Part 2: Mechanisms and multibody dynamics
In this part, you’ll learn about mechanisms in engineering and how to model them – both analytically and computationally through the multibody dynamics (MBD) functionality in ANSYS. You’ll begin by examining some simple, familiar systems made from simple joints and exploring their behaviour through the MBD software. The module then introduces kinematic analysis, allowing these simpler systems’ displacement and velocity to be analysed and compared to the results from the MBD. It then tackles more complicated situations that would be impractical to solve by hand. Finally, you’ll move on to gears, belts and pulleys and how they interact with the systems containing them.

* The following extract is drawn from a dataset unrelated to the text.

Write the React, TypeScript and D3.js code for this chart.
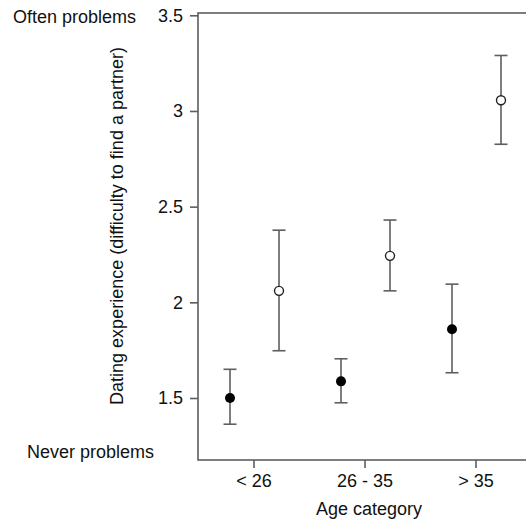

Part 3: Computational fluid dynamics
The third part introduces the computational fluid dynamics (CFD) package in ANSYS. It begins with a general overview of the technique with many application examples of CFD. You’ll learn the fundamentals behind CFD programs and about fluid flow more generally, including the Navier–Stokes equations. Following this, you’ll focus on the flow around wind turbines, paying particular attention to boundary layers. You’ll then move on to considering oscillatory flow, vortex shedding and compressibility. During this part, you’ll also have the chance to control a wind tunnel to compare a physical model with the virtual one in the software.
You will learn
You’ll learn how CAE software works and what it can do, along with its limitations, assumptions and how to validate the output.
Entry requirements
T329 has no formal entry requirements; however, it is an OU level 3 module. Therefore, you need a good knowledge of engineering obtained through OU level 1 and 2 study or another higher education institution.
We recommend you have completed:
We strongly recommend you check your background and experience are sufficient to tackle this module. We’ve found that appropriately prepared students have the best chance of completing their studies and get the most enjoyment from the module.
Talk to an advisor if you’re not sure you’re ready.
Preparatory work
Topics that you might find helpful to revise are:
- stress and strain
- dynamic systems
- fluid dynamics
- differentiation and integration
- matrices.
What's included
You’ll have access to a module website, which includes:
- a week-by-week study planner
- module materials
- audio and video content
- access to third-party software
- assignment details and submission section
- online tutorial access
- access to student and tutor group forums.
We’ll also give you three printed module books, each covering one part of the study. And you’ll have access to our OpenSTEM Labs.
Computing requirements
You’ll need broadband internet access and a desktop or laptop computer with an up-to-date 64-bit version of Windows (10 or 11)*. Any macOS is unsuitable.
Minimum and recommended requirements for The Open University ANSYS software:
- Minimum i3 processor or equivalent (i5 equivalent or above recommended).
- Minimum 512 MB graphics card (1 GB or higher recommended).
- Minimum 4 GB of RAM* (8 GB or more recommended).
- Minimum 25 GB hard drive (50 GB or larger strongly recommended).
- Physical ‘C:/’ drive present.
- You’ll need administrator privileges on your machine.
- OpenGL-capable.
*A version of ANSYS for Linux OS is also available. The Linux version may require more than 4 GB of RAM.
In addition:
- You’ll need control over your internet connection settings – corporate firewalls may prevent FEA software from accessing the Internet.
- 22" or larger monitor recommended.
See System and browser requirements for Ansys software for information on Ansys Student Version.
Any additional software will be provided or is generally freely available.
To join in spoken conversations in tutorials, we recommend a wired headset (headphones/earphones with a built-in microphone).
Our module websites comply with web standards and any modern browser is suitable for most activities.
Our OU Study mobile app will operate on all current, supported versions of Android and iOS. It’s not available on Kindle.
It’s also possible to access some module materials on a mobile phone, tablet device or Chromebook. However, as you may be asked to install additional software or use certain applications, you’ll also require a desktop or laptop as described above.